The number of female singer-songwriters hailing from the UK during the last few years is exhaustive. Adele, Duffy, Ellie Goulding, Florence and the Machine, La Roux, Little Boots, Marina and the Dimaonds, VV Brown, and, recently, Jessie J have all been lavished with praise and marked as the Next Big Thing (on this blog and elsewhere). Their success in breaking out has varied; Florence Welch’s profile keeps rising while Victoria “Little Boots” Hesketh’s is practically non-existent.
So, what makes the newest member of this UK girl’s club, Clare Maguire, any different?
For the 23-year-old from Birmingham, it all comes down to her voice. Maguire powers her songs with a rich contralto; the closest comparisons are to Stevie Nicks and Ann Wilson. Not that her contemporaries aren’t gifted with similarly beautiful voices, but there’s a strong, unique character to Maguire’s voice that puts her in a different class.
On her debut album, Light After Dark, her voice is the main attraction; unfortunately, the album is often plagued by over-the-top productions that distract from it. The songs are reminiscent of the alternative dance pop mastered by artists like Annie Lennox and Imogen Heap. Heavy doses of orchestral strings and shimmering synths waft through the compositions, none of which linger for longer than four minutes.
For her singles, she has handed remix duties to electronic music luminaries. Rather than the classic “dance remix” that would usually befall such an artist, these producers have opted to strip away the excess of the originals and focus on Maguire’s voice. It’s similar to the rash of La Roux remixes that highlighted Elly Jackson’s melodies rather than Ben Langmaid’s tiny, metallic instrumentals.
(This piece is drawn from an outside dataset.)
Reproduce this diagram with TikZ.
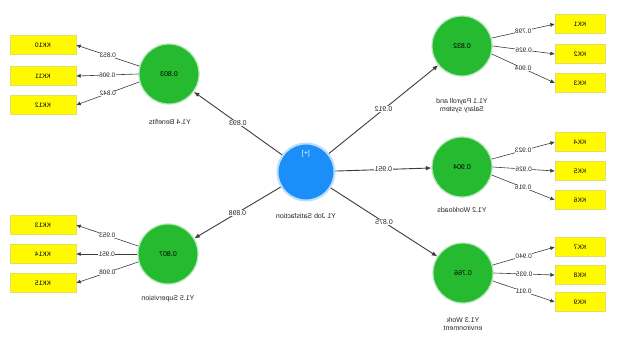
\documentclass[tikz,border=0pt]{standalone}
\usepackage{fontspec}
\usepackage{graphicx}
\setmainfont{Liberation Sans}
\usetikzlibrary{arrows.meta}
\definecolor{lvgreen}{RGB}{38,186,48}
\definecolor{lvblue}{RGB}{28,142,250}
\definecolor{mvyellow}{RGB}{255,250,0}
\definecolor{edgegray}{RGB}{60,60,60}
% all lettering of this model is set mirror-wise
\newcommand\mirtext[1]{\reflectbox{#1}}
\begin{document}
\begin{tikzpicture}[x=1pt,y=-1pt,
  lv/.style={circle, fill=lvgreen, draw=lvgreen!35, line width=1.2pt,
    minimum size=60pt, inner sep=0pt, font=\fontsize{7}{8}\selectfont},
  hub/.style={circle, fill=lvblue, draw=lvblue!30, line width=2pt,
    minimum size=57pt, inner sep=0pt},
  mv/.style={rectangle, fill=mvyellow, draw=mvyellow!80!black!60, line width=0.3pt,
    minimum height=19pt, inner sep=0pt, font=\fontsize{6.5}{7}\selectfont},
  mvl/.style={mv, minimum width=66pt},
  mvr/.style={mv, minimum width=50pt},
  lvcap/.style={font=\fontsize{7}{8.5}\selectfont, align=center, text=black!85},
  coef/.style={fill=white, inner sep=0.6pt, font=\fontsize{7}{8}\selectfont, text=black!85},
  loadlbl/.style={fill=white, inner sep=0.4pt, font=\fontsize{6.5}{7}\selectfont, text=black!85},
  strpath/.style={draw=edgegray, line width=0.9pt, -{Latex[length=5.5pt,width=4.5pt]}},
  ldg/.style={draw=edgegray, line width=0.6pt, -{Latex[length=4.5pt,width=4pt]}}
]
\useasboundingbox (0,0) rectangle (619,338);
\fill[white] (0,0) rectangle (619,338);

% second-order construct
\node[hub] (J) at (306,172) {};
\node[text=white, font=\fontsize{7}{8}\selectfont] (Jplus) at (306,154) {\mirtext{[+]}};
\node[lvcap] (Jcap) at (306,216) {\mirtext{Y1 Job Satisfaction}};

% first-order constructs
\node[lv] (B) at (169,74) {\mirtext{0.803}};
\node[lv] (S) at (168,254) {\mirtext{0.807}};
\node[lv] (P) at (462,46) {\mirtext{0.832}};
\node[lv] (W) at (462,167) {\mirtext{0.904}};
\node[lv] (E) at (463,273) {\mirtext{0.766}};

\node[lvcap] (Bcap) at (170,122) {\mirtext{Y1.4 Benefits}};
\node[lvcap] (Scap) at (168,299) {\mirtext{Y1.5 Supervision}};
\node[lvcap] (Pcap) at (462,106) {\mirtext{\begin{tabular}{@{}c@{}}Y1.1 Payroll and\\Salary system\end{tabular}}};
\node[lvcap] (Wcap) at (462,210) {\mirtext{Y1.2 Workloads}};
\node[lvcap] (Ecap) at (463,325) {\mirtext{\begin{tabular}{@{}c@{}}Y1.3 Work\\environment\end{tabular}}};

% indicators
\node[mvl] (K10) at (43,45) {\mirtext{KK10}};
\node[mvl] (K11) at (43,76) {\mirtext{KK11}};
\node[mvl] (K12) at (43,105) {\mirtext{KK12}};
\node[mvl] (K13) at (43,225) {\mirtext{KK13}};
\node[mvl] (K14) at (43,254) {\mirtext{KK14}};
\node[mvl] (K15) at (43,283) {\mirtext{KK15}};
\node[mvr] (K1) at (580,24) {\mirtext{KK1}};
\node[mvr] (K2) at (580,54) {\mirtext{KK2}};
\node[mvr] (K3) at (580,83) {\mirtext{KK3}};
\node[mvr] (K4) at (580,142) {\mirtext{KK4}};
\node[mvr] (K5) at (580,171) {\mirtext{KK5}};
\node[mvr] (K6) at (580,200) {\mirtext{KK6}};
\node[mvr] (K7) at (580,247) {\mirtext{KK7}};
\node[mvr] (K8) at (580,275) {\mirtext{KK8}};
\node[mvr] (K9) at (580,302) {\mirtext{KK9}};

% structural paths
\draw[strpath] (J) -- node[coef] {\mirtext{0.893}} (B);
\draw[strpath] (J) -- node[coef] {\mirtext{0.898}} (S);
\draw[strpath] (J) -- node[coef] {\mirtext{0.912}} (P);
\draw[strpath] (J) -- node[coef] {\mirtext{0.951}} (W);
\draw[strpath] (J) -- node[coef] {\mirtext{0.875}} (E);

% outer loadings
\draw[ldg] (B.165) -- node[loadlbl] {\mirtext{0.853}} (K10.east);
\draw[ldg] (B.180) -- node[loadlbl] {\mirtext{0.906}} (K11.east);
\draw[ldg] (B.195) -- node[loadlbl] {\mirtext{0.842}} (K12.east);
\draw[ldg] (S.165) -- node[loadlbl] {\mirtext{0.953}} (K13.east);
\draw[ldg] (S.180) -- node[loadlbl] {\mirtext{0.951}} (K14.east);
\draw[ldg] (S.195) -- node[loadlbl] {\mirtext{0.908}} (K15.east);
\draw[ldg] (P.15) -- node[loadlbl] {\mirtext{0.798}} (K1.west);
\draw[ldg] (P.0) -- node[loadlbl] {\mirtext{0.926}} (K2.west);
\draw[ldg] (P.-15) -- node[loadlbl] {\mirtext{0.904}} (K3.west);
\draw[ldg] (W.15) -- node[loadlbl] {\mirtext{0.923}} (K4.west);
\draw[ldg] (W.0) -- node[loadlbl] {\mirtext{0.926}} (K5.west);
\draw[ldg] (W.-15) -- node[loadlbl] {\mirtext{0.916}} (K6.west);
\draw[ldg] (E.15) -- node[loadlbl] {\mirtext{0.940}} (K7.west);
\draw[ldg] (E.0) -- node[loadlbl] {\mirtext{0.935}} (K8.west);
\draw[ldg] (E.-15) -- node[loadlbl] {\mirtext{0.911}} (K9.west);
\end{tikzpicture}
\end{document}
Breakage’s luvstep approved remix of “Ain’t Nobody” and Chase and Status’ harp-backed, garage take on “The Last Dance” are both stronger than their counterparts. In a sharp nod to this fact, Maguire has released official videos for both versions.
Along with Light After Dark, Maguire has collaborated with other UK notables. Again pairing up with Chase and Status, she carries the duo’s “Midnight Caller,” one of the more restrained songs on No More Idols. She also appears on Mike Skinner’s The Streets sign-off “Lock the Locks.” It remains to be seen whether or not she will be relegated to singing hooks, or if she can be paired with producers that don’t try to compete with her voice. It’s a battle they’re bound to lose. Either way, this is just the beginning from yet another example of the UK’s embarrassment of riches when it comes to singer-songwriters.